The American rapper wasn’t the only one to veer away from traditional red carpet beauty that night. Actor Amanda Seyfried dyed her blond hair grey and, rather than the traditional red, her lips were a lurid purple, the colour of verbena. Zendaya, who walked the carpet not once but twice, wore her eyebrows so pencil-thin that they almost disappeared.

Rejecting traditional beauty standards, these stars are leaning into a movement that has become know as “ugly beauty”. Gaining traction in recent years, it has been thriving on social media and spans everything from intentionally unblended foundation on jaw lines to gradient coloured lips and the use of prosthetics to change the shape of cheekbones or to create tiny forehead horns.

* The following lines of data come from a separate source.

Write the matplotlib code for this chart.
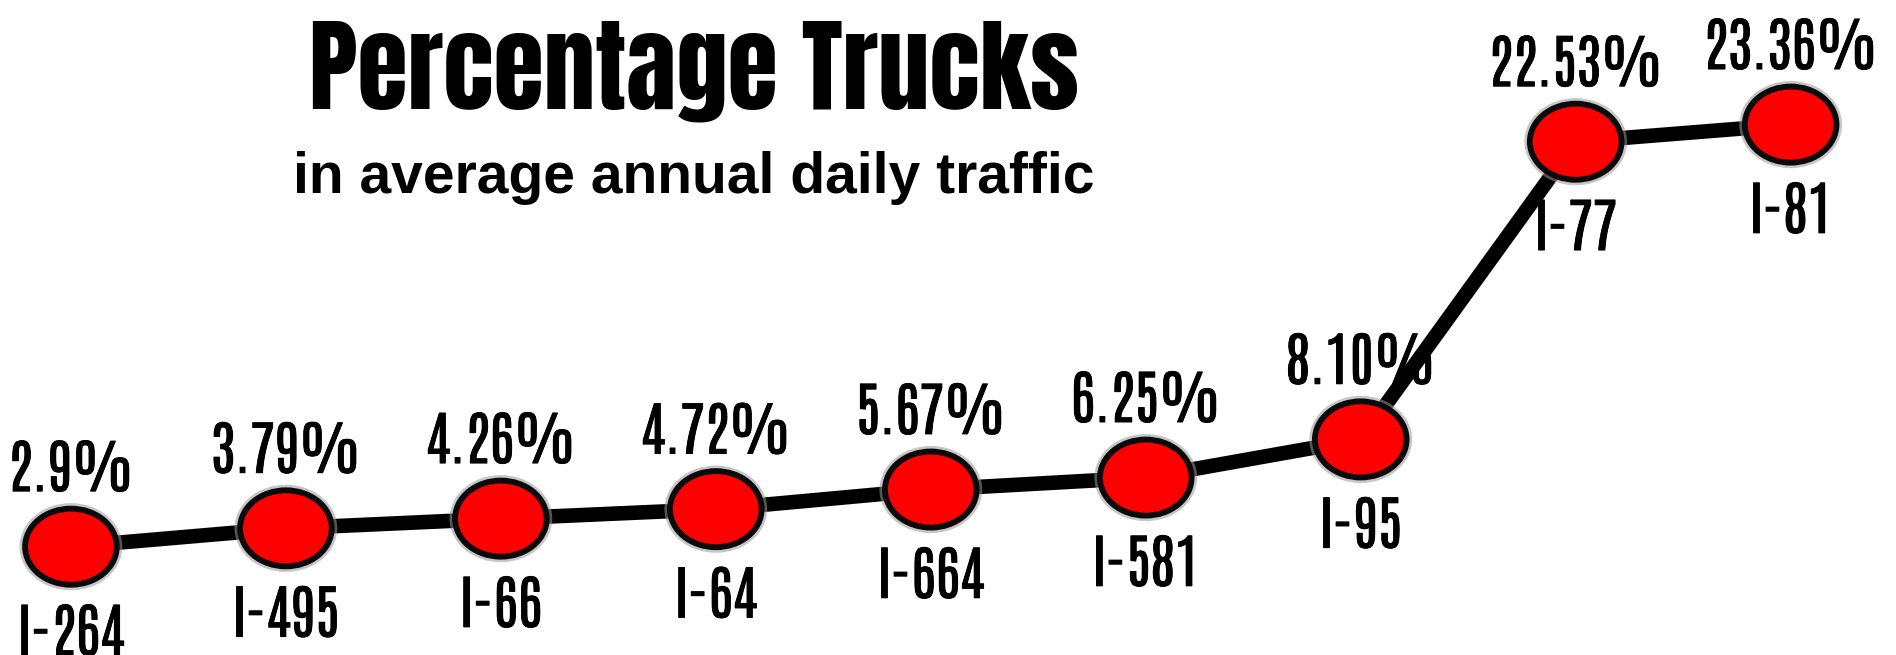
#import the necessary libraries
import numpy as np
import matplotlib
matplotlib.use('Agg')
import matplotlib.pyplot as plt
import matplotlib.patheffects as pe
from matplotlib.path import Path
from matplotlib.transforms import Affine2D

# data
highways = ['I-264', 'I-495', 'I-66', 'I-64', 'I-664', 'I-581', 'I-95', 'I-77', 'I-81']
truck_pct = [2.9, 3.79, 4.26, 4.72, 5.67, 6.25, 8.10, 22.53, 23.36]
pct_labels = ['2.9%', '3.79%', '4.26%', '4.72%', '5.67%', '6.25%', '8.10%', '22.53%', '23.36%']

label_font = ['Antonio', 'Archivo Narrow', 'DejaVu Sans']

x = np.arange(len(highways))

fig = plt.figure(figsize=(18.96, 6.55), dpi=100)
ax = fig.add_axes([0, 0, 1, 1])
ax.set_xlim(-0.33, 8.49)
ax.set_ylim(-2.35, 29.4)
ax.axis('off')

# thick black connecting line
ax.plot(x, truck_pct, color='black', lw=10.5, solid_capstyle='round', zorder=1)

# red oval markers, dark rim with a soft grey glow
oval = Affine2D().scale(1, 0.83).transform_path(Path.unit_circle())
ax.plot(x, truck_pct, linestyle='none', marker=oval, markersize=66,
        markerfacecolor='#ff0000', markeredgecolor='#0a0a0a', markeredgewidth=4.2,
        zorder=2,
        path_effects=[pe.Stroke(linewidth=8, foreground='#9a9a9a', alpha=0.55), pe.Normal()])

# value above, highway name below (thin stroke makes the font a touch heavier)
thicker = [pe.Stroke(linewidth=0.6, foreground='black'), pe.Normal()]
for xi, yi, val, name in zip(x, truck_pct, pct_labels, highways):
    ax.annotate(val, (xi, yi), xytext=(0, 40), textcoords='offset points',
                ha='center', va='baseline', fontsize=42, family=label_font,
                path_effects=thicker, zorder=3)
    ax.annotate(name, (xi, yi), xytext=(0, -78), textcoords='offset points',
                ha='center', va='baseline', fontsize=42, family=label_font,
                path_effects=thicker, zorder=3)

# title block
fig.text(0.366, 0.834, 'Percentage Trucks', ha='center', va='baseline',
         fontsize=74, family=['Anton', 'DejaVu Sans'])
fig.text(0.366, 0.705, 'in average annual daily traffic', ha='center', va='baseline',
         fontsize=41, fontweight='bold', family=['Liberation Sans', 'DejaVu Sans'])

plt.savefig('out.png', dpi=100, facecolor='white')
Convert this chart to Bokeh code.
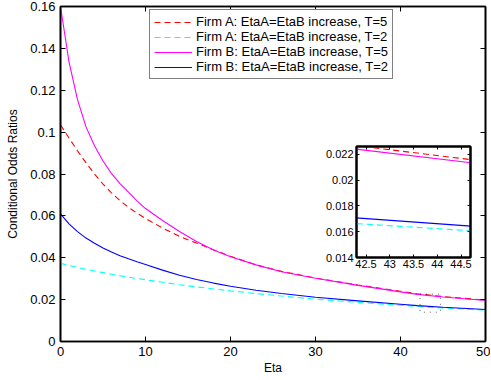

Unlike makeup trends such as “clean girl”, where glassy skin appears poreless, or the “glazed-doughnut” aesthetic, where cheekbones shimmer like the icing on the frosted snack, the aim is not to heighten attractiveness. Instead, it’s pushing the boundaries of what beauty is.

Emily Schubert, one of cinema’s foremost makeup artists, sees it as the worlds of special-effects and real-life makeup becoming ever more blurred. Her new book, Beauty of the Beast: A Makeup Manual, from independent production house A24, which is behind films such as Priscilla and The Zone of Interest, aims to share some of her tricks, from how to create the illusion of having no eyebrows to how to make hair look like it’s turning grey.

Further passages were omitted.